What a tragedy that a dog turned over temporarily to an animal shelter was accidentally euthanized. It’s a nightmare for the family — and for animal shelter personnel.

There’s no feel-good element to the story, no happy resolution. All that anyone can do is try to prevent such an occurrence from happening again.

It began with a 16-month-old Australian Cattle Dog named Blaze owned by the Varker family. He nipped a child, apparently by accident, but seriously enough to require a visit to the doctor. The doctor was required to report the incident, which led to Blaze being taken to the Davidson County Animal Shelter for a 10-day quarantine — all proper.

But there was a mistake in the intake paperwork, Assistant County Manager Casey Smith told BH Media’s Jenny Drabble. “Due to the overwhelming number of animals coming in and a limited staff, especially on weekends, this dog was crisscrossed with another dog scheduled to be euthanized that probably looked similar,” Smith said. “It was an unfortunate mistake.”

“He was a puppy, pretty rambunctious, but not a dangerous dog at all,” Joey Varker, who has sons ages 5, 8 and 10, told BH Media. “Our kids, they don’t understand how or why it happened. Neither do we, but we can handle it better. They’re really broken up.”

“Now my 8-year-old son cries himself to sleep at night because of this mistake,” Varker said.

That’s understandable.

After the incident, Smith sought the family out and offered recompense, in the form of money or another dog. The family felt insulted by the gesture.

“I offered what I could do to make it less painful for them, but obviously we can’t undo this,” Smith said.

Of course, losing a good pet like this is confusing and painful for Blaze’s family.

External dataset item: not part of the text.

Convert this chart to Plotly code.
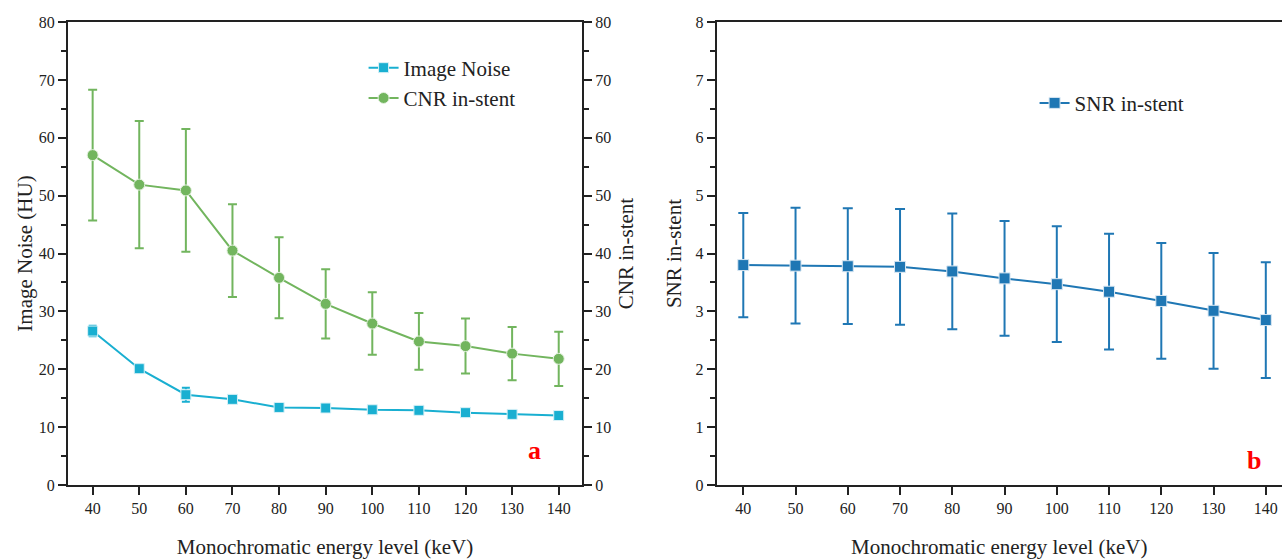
import plotly.graph_objects as go

energy = [40, 50, 60, 70, 80, 90, 100, 110, 120, 130, 140]
noise = [26.6, 20.1, 15.6, 14.8, 13.4, 13.3, 13.0, 12.9, 12.5, 12.2, 12.0]
noise_err = [0.9, 0.7, 1.2, 0.5, 0.3, 0.3, 0.3, 0.3, 0.3, 0.3, 0.3]
cnr = [57.0, 51.9, 50.9, 40.5, 35.8, 31.3, 27.9, 24.8, 24.0, 22.7, 21.8]
cnr_err = [11.3, 11.0, 10.6, 8.0, 7.0, 6.0, 5.4, 4.9, 4.75, 4.6, 4.7]
snr = [3.80, 3.79, 3.78, 3.77, 3.69, 3.57, 3.47, 3.34, 3.18, 3.01, 2.85]
snr_err = [0.9, 1.0, 1.0, 1.0, 1.0, 0.99, 1.0, 1.0, 1.0, 1.0, 1.0]
xticks = [40, 50, 60, 70, 80, 90, 100, 110, 120, 130, 140]

C_NOISE = "#19AFD1"
C_CNR = "#72B55E"
C_SNR = "#1F77B4"
FONT = "Liberation Serif, Times New Roman, serif"
AX = "#222222"

fig = go.Figure()
fig.add_trace(go.Scatter(
    x=energy, y=noise, name="Image Noise", mode="lines+markers",
    line=dict(color=C_NOISE, width=2),
    marker=dict(symbol="square", size=10, color=C_NOISE, line=dict(color="#d8f1f7", width=1)),
    error_y=dict(type="data", array=noise_err, color=C_NOISE, thickness=2, width=4),
    xaxis="x", yaxis="y", legend="legend"))
fig.add_trace(go.Scatter(
    x=energy, y=cnr, name="CNR in-stent", mode="lines+markers",
    line=dict(color=C_CNR, width=2),
    marker=dict(symbol="circle", size=11, color=C_CNR, line=dict(color="#e4f1df", width=1)),
    error_y=dict(type="data", array=cnr_err, color=C_CNR, thickness=2, width=4.5),
    xaxis="x", yaxis="y2", legend="legend"))
fig.add_trace(go.Scatter(
    x=energy, y=snr, name="SNR in-stent", mode="lines+markers",
    line=dict(color=C_SNR, width=2),
    marker=dict(symbol="square", size=11, color=C_SNR, line=dict(color="#dbe8f3", width=1)),
    error_y=dict(type="data", array=snr_err, color=C_SNR, thickness=2, width=5),
    xaxis="x2", yaxis="y3", legend="legend2"))

tickfont = dict(family=FONT, size=16, color="#222")
titlefont = dict(family=FONT, size=21, color="#222")

xcommon = dict(tickmode="array", tickvals=xticks, ticks="outside", ticklen=8, tickwidth=2,
               tickcolor=AX, showline=True, linecolor=AX, linewidth=2, mirror=True,
               showgrid=False, zeroline=False, tickfont=tickfont, automargin=False,
               title=dict(text="Monochromatic energy level (keV)", font=titlefont, standoff=24))
ycommon = dict(ticks="outside", ticklen=8, tickwidth=2, tickcolor=AX, showline=True,
               linecolor=AX, linewidth=2, showgrid=False, zeroline=False, tickfont=tickfont,
               automargin=False)

fig.update_layout(
    width=1282, height=559,
    margin=dict(l=0, r=0, t=0, b=0, autoexpand=False),
    font=dict(family=FONT),
    paper_bgcolor="white", plot_bgcolor="white",
    xaxis=dict(domain=[0.053, 0.454], range=[34.7, 145], anchor="y", **xcommon),
    yaxis=dict(domain=[0.1324, 0.9606], range=[0, 80], dtick=10, anchor="x",
               minor=dict(dtick=5, ticks="outside", ticklen=5, tickwidth=2, tickcolor=AX),
               title=dict(text="Image Noise (HU)", font=titlefont, standoff=0), **ycommon),
    yaxis2=dict(range=[0, 80], dtick=10, overlaying="y", side="right", anchor="x",
                minor=dict(dtick=5, ticks="outside", ticklen=5, tickwidth=2, tickcolor=AX),
                title=dict(text="CNR in-stent", font=titlefont, standoff=8), **ycommon),
    xaxis2=dict(domain=[0.559, 1.0], range=[34.9, 143.1], anchor="y3", **xcommon),
    yaxis3=dict(domain=[0.1324, 0.9606], range=[0, 8], dtick=1, anchor="x2",
                minor=dict(dtick=0.5, ticks="outside", ticklen=5, tickwidth=2, tickcolor=AX),
                title=dict(text="SNR in-stent", font=titlefont, standoff=8), **ycommon),
    legend=dict(x=0.2836, y=0.915, xanchor="left", yanchor="top", bgcolor="rgba(0,0,0,0)",
                font=dict(family=FONT, size=21, color="#222"), tracegroupgap=0),
    legend2=dict(x=0.807, y=0.852, xanchor="left", yanchor="top", bgcolor="rgba(0,0,0,0)",
                 font=dict(family=FONT, size=21, color="#222")),
    annotations=[
        dict(text="<b>a</b>", x=534/1282, y=1-450/559, xref="paper", yref="paper", showarrow=False,
             xanchor="center", yanchor="middle",
             font=dict(family=FONT, size=26, color="red")),
        dict(text="<b>b</b>", x=1254/1282, y=1-460/559, xref="paper", yref="paper", showarrow=False,
             xanchor="center", yanchor="middle",
             font=dict(family=FONT, size=26, color="red")),
    ],
)

fig.write_html("out.html")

It’s also got to be painful for the employee or employees who made the error. People don’t go to work for the animal shelter because they dislike dogs. They’re drawn to the work because they like animals and want to help them. Those involved are probably crying themselves to sleep, too.

In the wake of the incident, the North Carolina Department of Agriculture is investigating. And the shelter is looking at a number of internal measures to prevent such an occurrence in the future, Smith told the Journal. They include matching dogs set to be euthanized to a smartphone picture taken at intake and possibly putting tags on dogs’ ankles or an orange dot on their shoulders with animal-safe paint, to avoid confusion.

But the real tragedy is that, in our enlightened age, the intake number at this shelter and others throughout the state is still so high. Like many county shelters, the Davidson County Animal Shelter is stretched thin on resources and kennel space, Smith said. About 40 to 50 “bite dogs” are taken into the shelter each month for quarantine, he said. That’s too many.

It’s more important than ever that pet owners take responsibility for themselves and for their pets by neutering and spaying them, by properly socializing them and by giving them the time and attention they require to be healthy.

None of the shelter’s proposed actions will bring Blaze back, but they might prevent others from being in his position.